I'm having a great time writing these, but it's getting difficult to keep track of my timeline. I think I'm going to have to print them all out so I can arrange them and have them at hand to figure out where each new one fits.
The Great Write Way, Act Three: Where's the gun?
A place for Buffistas to discuss, beta and otherwise deal and dish on their non-fan fiction projects.
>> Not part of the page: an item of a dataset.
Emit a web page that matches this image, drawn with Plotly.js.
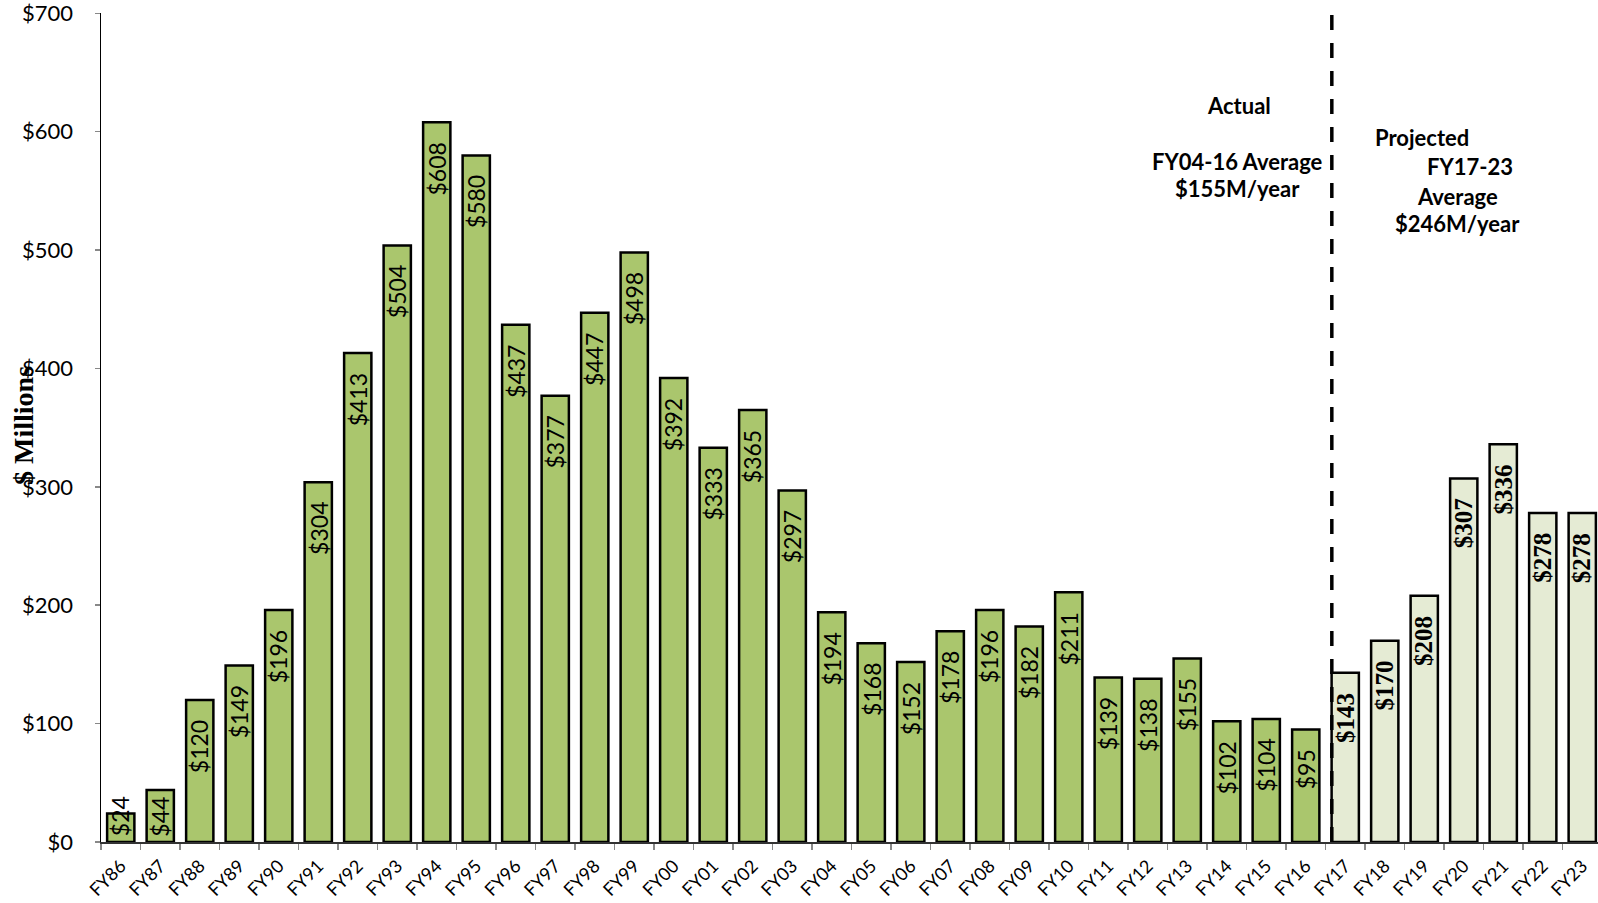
<!DOCTYPE html>
<html>
<head>
<meta charset="utf-8">
<script src="https://cdn.plot.ly/plotly-3.0.1.min.js"></script>
<style>
html, body { margin: 0; padding: 0; overflow: hidden; background: #fff; }
#chart { width: 1602px; height: 903px; }
</style>
</head>
<body>
<div id="chart"></div>
<script>
// ---- Data ----
var actualYears = ["FY86","FY87","FY88","FY89","FY90","FY91","FY92","FY93","FY94","FY95",
  "FY96","FY97","FY98","FY99","FY00","FY01","FY02","FY03","FY04","FY05","FY06","FY07",
  "FY08","FY09","FY10","FY11","FY12","FY13","FY14","FY15","FY16"];
var actualValues = [24,44,120,149,196,304,413,504,608,580,437,377,447,498,392,333,365,297,
  194,168,152,178,196,182,211,139,138,155,102,104,95];
var projectedYears = ["FY17","FY18","FY19","FY20","FY21","FY22","FY23"];
var projectedValues = [143,170,208,307,336,278,278];
var yTickValues = [0,100,200,300,400,500,600,700];
var yTickLabels = ["$0","$100","$200","$300","$400","$500","$600","$700"];

var allYears = actualYears.concat(projectedYears);

// ---- Layout constants ----
var W = 1602, H = 903;
var M = {l: 101, r: 0, t: 13, b: 61};
var plotH = H - M.t - M.b;
var yMax = 700.3;
var pxPerUnit = plotH / yMax;

var actualFill = "#AAC66D";
var projFill = "#E5EBD4";

var traces = [
  {
    type: "bar", x: actualYears, y: actualValues,
    marker: {color: actualFill, line: {color: "#000", width: 2.5}},
    hoverinfo: "x+y", showlegend: false
  },
  {
    type: "bar", x: projectedYears, y: projectedValues,
    marker: {color: projFill, line: {color: "#000", width: 2.5}},
    hoverinfo: "x+y", showlegend: false
  }
];

function barLabel(cat, v, serif, charW) {
  var txt = "$" + v;
  var len = txt.length * charW;
  var barPx = v * pxPerUnit;
  var gap = Math.min(19, barPx - len - 7);
  return {
    x: cat, y: v, xref: "x", yref: "y",
    text: serif ? "<b>" + txt + "</b>" : txt, showarrow: false, textangle: -90,
    xanchor: "center", yanchor: "top", yshift: -gap,
    font: {family: serif ? "Liberation Serif" : "Lato", size: serif ? 25 : 23, color: "#000"},
    borderpad: 0
  };
}

var annotations = [];
actualYears.forEach(function (c, i) {
  annotations.push(barLabel(c, actualValues[i], false, 13.2));
});
projectedYears.forEach(function (c, i) {
  annotations.push(barLabel(c, projectedValues[i], true, 12.8));
});

var noteFont = {family: "Lato", size: 22, color: "#000"};
function note(text, xi, yv) {
  return {x: xi, y: yv, xref: "x", yref: "y", text: "<b>" + text + "</b>", showarrow: false,
          xanchor: "center", yanchor: "middle", font: noteFont, borderpad: 0};
}
annotations.push(note("Actual", 28.31, 622.3));
annotations.push(note("FY04-16 Average", 28.26, 574.8));
annotations.push(note("$155M/year", 28.26, 551.9));
annotations.push(note("Projected", 32.94, 595.4));
annotations.push(note("FY17-23", 34.16, 570.5));
annotations.push(note("Average", 33.83, 545.5));
annotations.push(note("$246M/year", 33.83, 522.5));

annotations.push({
  x: -0.052, y: 0.503, xref: "paper", yref: "paper",
  text: "<b>$ Millions</b>", showarrow: false, textangle: -90,
  xanchor: "center", yanchor: "middle",
  font: {family: "Liberation Serif", size: 28, color: "#000"}
});

var layout = {
  width: W, height: H,
  margin: M,
  paper_bgcolor: "#fff", plot_bgcolor: "#fff",
  barmode: "overlay",
  bargap: 0.31,
  showlegend: false,
  xaxis: {
    type: "category",
    categoryorder: "array", categoryarray: allYears,
    range: [-0.5, allYears.length - 0.5],
    showline: true, linecolor: "#333", linewidth: 1.5,
    ticks: "outside", tickson: "boundaries", ticklen: 6, tickcolor: "#888", tickwidth: 1.5,
    tickangle: -45,
    ticklabelstandoff: 5,
    ticklabeloverflow: "allow",
    tickfont: {family: "Lato", size: 18, color: "#000"},
    showgrid: false, zeroline: false, fixedrange: true
  },
  yaxis: {
    range: [0, yMax],
    tickmode: "array", tickvals: yTickValues, ticktext: yTickLabels,
    showline: true, linecolor: "#000", linewidth: 1.5,
    ticks: "outside", ticklen: 5, tickcolor: "#888", tickwidth: 1.5,
    ticklabelstandoff: 17,
    ticklabeloverflow: "allow",
    tickfont: {family: "Lato", size: 22, color: "#000"},
    showgrid: false, zeroline: false, fixedrange: true
  },
  shapes: [{
    type: "line", xref: "x", yref: "y",
    x0: 30.66, x1: 30.66, y0: 0, y1: 700,
    line: {color: "#000", width: 3.5, dash: "15px,13px"}
  }],
  annotations: annotations
};

Plotly.newPlot("chart", traces, layout, {displayModeBar: false, staticPlot: true});
</script>
</body>
</html>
You're going to wind up with a novel!
I can't seem to do anything but totally frivolous or over the top dark:
Never lonely
I miss him every way there is to miss somebody, smell, taste, caress, breath and heart. I remember all the reasons he was dear to me, and all the reasons he was unbearable. I remember the drinking and the dark sarcasm that flowed from him in an endless stream when he was drunk. I remember the day his angry words turned into angry actions, and I stopped his blows with a fish knife.
Nobody thinks it anything but self-defense - not even me. But I loved and killed him; in the dark I'll never be alone, never free of him.
Nice one, Typo!
Those are both so intense, Typo and Sail!
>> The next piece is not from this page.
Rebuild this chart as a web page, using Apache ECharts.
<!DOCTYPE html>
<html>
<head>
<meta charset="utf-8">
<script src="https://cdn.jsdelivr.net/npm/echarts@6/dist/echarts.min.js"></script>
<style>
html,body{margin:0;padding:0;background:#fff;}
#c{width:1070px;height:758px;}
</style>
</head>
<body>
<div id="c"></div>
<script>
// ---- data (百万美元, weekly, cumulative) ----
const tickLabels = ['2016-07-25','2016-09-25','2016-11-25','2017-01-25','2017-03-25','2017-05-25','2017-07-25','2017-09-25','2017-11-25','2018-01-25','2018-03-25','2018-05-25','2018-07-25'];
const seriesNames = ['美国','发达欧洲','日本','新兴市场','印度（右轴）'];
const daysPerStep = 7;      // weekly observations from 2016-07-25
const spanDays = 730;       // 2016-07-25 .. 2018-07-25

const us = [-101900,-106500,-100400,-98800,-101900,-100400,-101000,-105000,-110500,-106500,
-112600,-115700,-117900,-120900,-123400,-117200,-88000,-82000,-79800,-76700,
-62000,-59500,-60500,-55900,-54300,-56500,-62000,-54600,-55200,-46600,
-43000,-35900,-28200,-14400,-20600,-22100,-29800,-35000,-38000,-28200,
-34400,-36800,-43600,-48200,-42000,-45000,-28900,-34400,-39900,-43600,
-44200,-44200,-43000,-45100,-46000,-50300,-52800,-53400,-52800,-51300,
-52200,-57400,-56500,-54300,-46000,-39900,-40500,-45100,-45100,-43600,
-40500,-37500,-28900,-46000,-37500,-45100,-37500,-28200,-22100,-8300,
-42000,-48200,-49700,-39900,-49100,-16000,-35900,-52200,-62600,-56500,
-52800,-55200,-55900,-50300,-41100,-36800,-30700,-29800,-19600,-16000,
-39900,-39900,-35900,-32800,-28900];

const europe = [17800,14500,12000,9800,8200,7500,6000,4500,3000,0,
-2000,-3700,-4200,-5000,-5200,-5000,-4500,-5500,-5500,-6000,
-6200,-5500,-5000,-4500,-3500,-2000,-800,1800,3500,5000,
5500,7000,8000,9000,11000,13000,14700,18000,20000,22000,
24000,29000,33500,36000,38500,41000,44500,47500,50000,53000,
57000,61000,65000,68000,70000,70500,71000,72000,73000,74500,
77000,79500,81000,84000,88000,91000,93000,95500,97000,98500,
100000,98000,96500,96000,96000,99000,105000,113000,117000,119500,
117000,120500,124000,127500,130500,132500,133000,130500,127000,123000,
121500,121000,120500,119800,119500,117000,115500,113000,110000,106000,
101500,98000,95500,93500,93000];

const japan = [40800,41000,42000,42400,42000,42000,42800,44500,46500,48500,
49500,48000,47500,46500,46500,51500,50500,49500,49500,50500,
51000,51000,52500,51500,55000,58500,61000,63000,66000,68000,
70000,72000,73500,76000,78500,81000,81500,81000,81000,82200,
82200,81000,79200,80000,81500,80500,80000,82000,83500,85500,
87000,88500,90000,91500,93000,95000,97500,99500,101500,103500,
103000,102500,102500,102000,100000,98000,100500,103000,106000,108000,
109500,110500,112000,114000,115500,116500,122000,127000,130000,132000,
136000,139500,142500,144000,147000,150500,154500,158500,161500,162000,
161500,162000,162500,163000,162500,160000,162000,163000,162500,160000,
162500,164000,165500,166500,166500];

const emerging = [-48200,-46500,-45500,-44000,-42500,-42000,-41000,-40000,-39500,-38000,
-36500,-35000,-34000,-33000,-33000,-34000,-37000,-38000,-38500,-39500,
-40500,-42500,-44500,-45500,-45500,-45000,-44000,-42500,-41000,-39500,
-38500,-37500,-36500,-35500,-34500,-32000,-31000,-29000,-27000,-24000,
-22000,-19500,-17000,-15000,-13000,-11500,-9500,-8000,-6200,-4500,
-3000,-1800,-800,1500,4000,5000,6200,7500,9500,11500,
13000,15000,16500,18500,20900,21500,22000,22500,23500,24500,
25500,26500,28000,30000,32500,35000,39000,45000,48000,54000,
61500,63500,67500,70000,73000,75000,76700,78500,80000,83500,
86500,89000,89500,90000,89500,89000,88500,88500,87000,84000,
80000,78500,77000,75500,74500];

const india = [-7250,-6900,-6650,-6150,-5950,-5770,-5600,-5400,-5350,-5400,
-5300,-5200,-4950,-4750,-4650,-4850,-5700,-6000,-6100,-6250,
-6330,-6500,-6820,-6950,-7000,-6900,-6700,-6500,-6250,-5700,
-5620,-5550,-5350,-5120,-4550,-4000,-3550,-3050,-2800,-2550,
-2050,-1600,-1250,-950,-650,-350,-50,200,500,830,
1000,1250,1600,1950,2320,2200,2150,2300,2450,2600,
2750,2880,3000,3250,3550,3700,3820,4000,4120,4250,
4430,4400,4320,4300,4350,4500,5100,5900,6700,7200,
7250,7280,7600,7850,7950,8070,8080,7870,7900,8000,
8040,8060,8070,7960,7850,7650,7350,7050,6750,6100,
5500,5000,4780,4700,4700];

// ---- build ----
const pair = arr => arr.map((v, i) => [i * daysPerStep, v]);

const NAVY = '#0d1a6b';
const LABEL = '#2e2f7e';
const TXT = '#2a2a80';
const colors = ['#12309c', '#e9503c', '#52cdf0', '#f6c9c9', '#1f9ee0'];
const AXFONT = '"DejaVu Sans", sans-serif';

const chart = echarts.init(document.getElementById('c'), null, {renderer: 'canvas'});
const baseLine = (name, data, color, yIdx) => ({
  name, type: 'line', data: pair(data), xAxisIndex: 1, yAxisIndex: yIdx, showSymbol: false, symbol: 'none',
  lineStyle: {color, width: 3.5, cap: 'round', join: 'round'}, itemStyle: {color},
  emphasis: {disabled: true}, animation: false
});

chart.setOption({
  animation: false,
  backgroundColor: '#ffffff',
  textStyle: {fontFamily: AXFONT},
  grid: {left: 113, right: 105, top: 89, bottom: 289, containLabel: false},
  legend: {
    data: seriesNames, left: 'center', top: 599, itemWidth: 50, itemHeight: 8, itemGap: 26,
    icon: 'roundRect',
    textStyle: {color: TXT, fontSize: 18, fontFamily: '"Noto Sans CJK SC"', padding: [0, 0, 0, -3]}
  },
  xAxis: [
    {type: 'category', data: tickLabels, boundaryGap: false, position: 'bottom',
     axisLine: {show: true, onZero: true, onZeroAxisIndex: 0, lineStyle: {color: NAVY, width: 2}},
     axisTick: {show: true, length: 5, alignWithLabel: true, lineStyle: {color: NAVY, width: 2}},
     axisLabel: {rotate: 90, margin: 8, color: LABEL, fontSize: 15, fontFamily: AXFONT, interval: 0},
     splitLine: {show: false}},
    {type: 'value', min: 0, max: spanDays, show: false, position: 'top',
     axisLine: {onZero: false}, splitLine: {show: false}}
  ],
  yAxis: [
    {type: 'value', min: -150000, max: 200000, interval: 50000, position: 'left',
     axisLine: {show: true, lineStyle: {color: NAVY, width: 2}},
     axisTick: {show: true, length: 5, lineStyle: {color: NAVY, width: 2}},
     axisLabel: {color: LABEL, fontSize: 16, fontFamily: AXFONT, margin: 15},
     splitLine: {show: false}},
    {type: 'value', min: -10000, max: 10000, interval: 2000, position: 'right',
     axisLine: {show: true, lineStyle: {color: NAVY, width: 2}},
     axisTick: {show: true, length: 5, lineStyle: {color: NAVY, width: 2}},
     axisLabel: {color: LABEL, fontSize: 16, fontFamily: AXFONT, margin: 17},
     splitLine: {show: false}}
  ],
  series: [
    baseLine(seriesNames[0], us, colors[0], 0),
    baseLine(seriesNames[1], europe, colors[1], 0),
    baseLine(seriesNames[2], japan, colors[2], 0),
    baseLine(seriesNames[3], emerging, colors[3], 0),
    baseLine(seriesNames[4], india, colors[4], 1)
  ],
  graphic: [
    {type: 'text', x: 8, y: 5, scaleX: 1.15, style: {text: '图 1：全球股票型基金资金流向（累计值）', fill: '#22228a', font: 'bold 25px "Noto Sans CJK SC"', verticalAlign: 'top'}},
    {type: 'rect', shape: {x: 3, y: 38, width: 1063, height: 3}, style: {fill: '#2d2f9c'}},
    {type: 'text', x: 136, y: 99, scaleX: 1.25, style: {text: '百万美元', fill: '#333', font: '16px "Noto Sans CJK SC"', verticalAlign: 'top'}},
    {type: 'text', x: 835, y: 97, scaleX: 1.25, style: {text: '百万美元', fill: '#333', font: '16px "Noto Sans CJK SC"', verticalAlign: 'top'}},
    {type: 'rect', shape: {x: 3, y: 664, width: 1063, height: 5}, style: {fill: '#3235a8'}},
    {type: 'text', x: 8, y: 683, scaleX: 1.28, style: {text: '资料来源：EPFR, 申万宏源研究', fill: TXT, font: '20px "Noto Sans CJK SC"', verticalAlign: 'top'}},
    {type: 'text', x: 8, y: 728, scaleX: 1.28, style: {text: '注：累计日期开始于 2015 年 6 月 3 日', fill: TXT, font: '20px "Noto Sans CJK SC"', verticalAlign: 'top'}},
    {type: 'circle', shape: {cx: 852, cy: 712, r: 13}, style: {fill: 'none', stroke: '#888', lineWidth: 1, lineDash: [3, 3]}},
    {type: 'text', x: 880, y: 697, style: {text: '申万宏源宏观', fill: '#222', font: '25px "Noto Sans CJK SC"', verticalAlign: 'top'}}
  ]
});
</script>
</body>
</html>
The light snaps off and here we are, the chill night no match for the hard knot of ice in my stomach.
It went wrong somewhere along the line and I don’t know when or where, but all my confusion and sadness has coalesced and compacted to a grapefruit-sized lump of anger so hot it freezes me.
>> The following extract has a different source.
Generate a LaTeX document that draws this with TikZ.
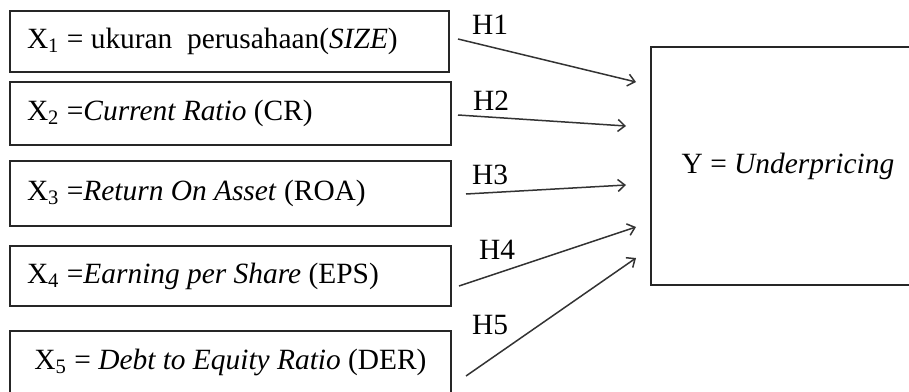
\documentclass[tikz,border=0pt]{standalone}
\usepackage{fontspec}
\setmainfont{Liberation Serif}
\usetikzlibrary{calc, arrows.meta}

\begin{document}
\begin{tikzpicture}[x=0.5pt, y=-0.5pt,
    font=\fontsize{14.7}{17}\selectfont,
    varbox/.style={draw=black!85, line width=1pt, inner xsep=8.5pt},
    leftbox/.style={varbox, text width=203.5pt, align=left, execute at begin node={\spaceskip=0pt\xspaceskip=0pt}},
    hyp/.style={-{Straight Barb[length=3.5pt, width=6pt]}, draw=black!80, line width=0.75pt}]
    \clip (0,0) rectangle (909,391);
    % variabel independen
    \node[leftbox, text width=202.5pt, minimum height=30.5pt] (x1) at (229.5,41.5) {X\textsubscript{1} = ukuran\ \ perusahaan(\textit{SIZE})};
    \node[leftbox, minimum height=31.5pt] (x2) at (230.5,113.5) {X\textsubscript{2} =\textit{Current Ratio} (CR)};
    \node[leftbox, minimum height=32.5pt] (x3) at (230.5,193.5) {X\textsubscript{3} =\textit{Return On Asset} (ROA)};
    \node[leftbox, minimum height=30pt] (x4) at (230.5,276) {X\textsubscript{4} =\textit{Earning per Share} (EPS)};
    \node[varbox, minimum width=220.5pt, minimum height=31pt] (x5) at (230.5,362) {X\textsubscript{5} = \textit{Debt to Equity Ratio} (DER)};
    % variabel dependen
    \node[varbox, minimum width=137pt, minimum height=119pt] (y) at (788,166) {Y = \textit{Underpricing}};
    \coordinate (t1) at ([shift={(-14,-84)}]y.west);
    \coordinate (t2) at ([shift={(-24,-40)}]y.west);
    \coordinate (t3) at ([shift={(-24,19)}]y.west);
    \coordinate (t4) at ([shift={(-14,61)}]y.west);
    \coordinate (t5) at ([shift={(-14,92)}]y.west);
    % hipotesis
    \draw[hyp] ([shift={(8,-2.5)}]x1.east) -- (t1);
    \draw[hyp] ([shift={(6,1.5)}]x2.east) -- (t2);
    \draw[hyp] ([shift={(14,0.5)}]x3.east) -- (t3);
    \draw[hyp] ([shift={(7,10)}]x4.east) -- (t4);
    \draw[hyp] ([shift={(14,14)}]x5.east) -- (t5);
    \node (h1) at (490,25) {H1};
    \node (h2) at (491,101) {H2};
    \node (h3) at (490,175) {H3};
    \node (h4) at (497,250) {H4};
    \node (h5) at (490,325) {H5};
\end{tikzpicture}
\end{document}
I can feel you shift on the mattress. I close my eyes. We will not talk because we don’t know what to say. To speak is an ending; I am afraid that my ice will erupt forth and shatter you.
It’s dark here.
That's very powerful, MM.
If I might? I'd drop "forth" after erupt. Erupt is such a strong image in itself that "forth" robs it of power. If you want to use "forth," I would use a softer verb.
Otherwise, that paragraph is just gutting.
What Bev said, MM. Excellent work.
My goodness, we're drawing out some good stuff with this topic. Not that we don't always, but this one really seems to have sparked a flame.
just in case you can't see me, I'm sitting over here nodding my head in agreement.
He couldn't move.
He couldn't move and someone lurked in the doorway. He couldn't see who it was in the dark, but he felt the menace.
He strained to lift an arm or turn his head but could only raise his heart rate. This weight on his chest, if he could only move his arms he would be able to push it off and breathe freely. Then he would deal with the intruder.
With herculean effort he gasped and sat up, his body yearning towards the doorway.
The empty doorway.
He turned on a light and waited for dawn. Again.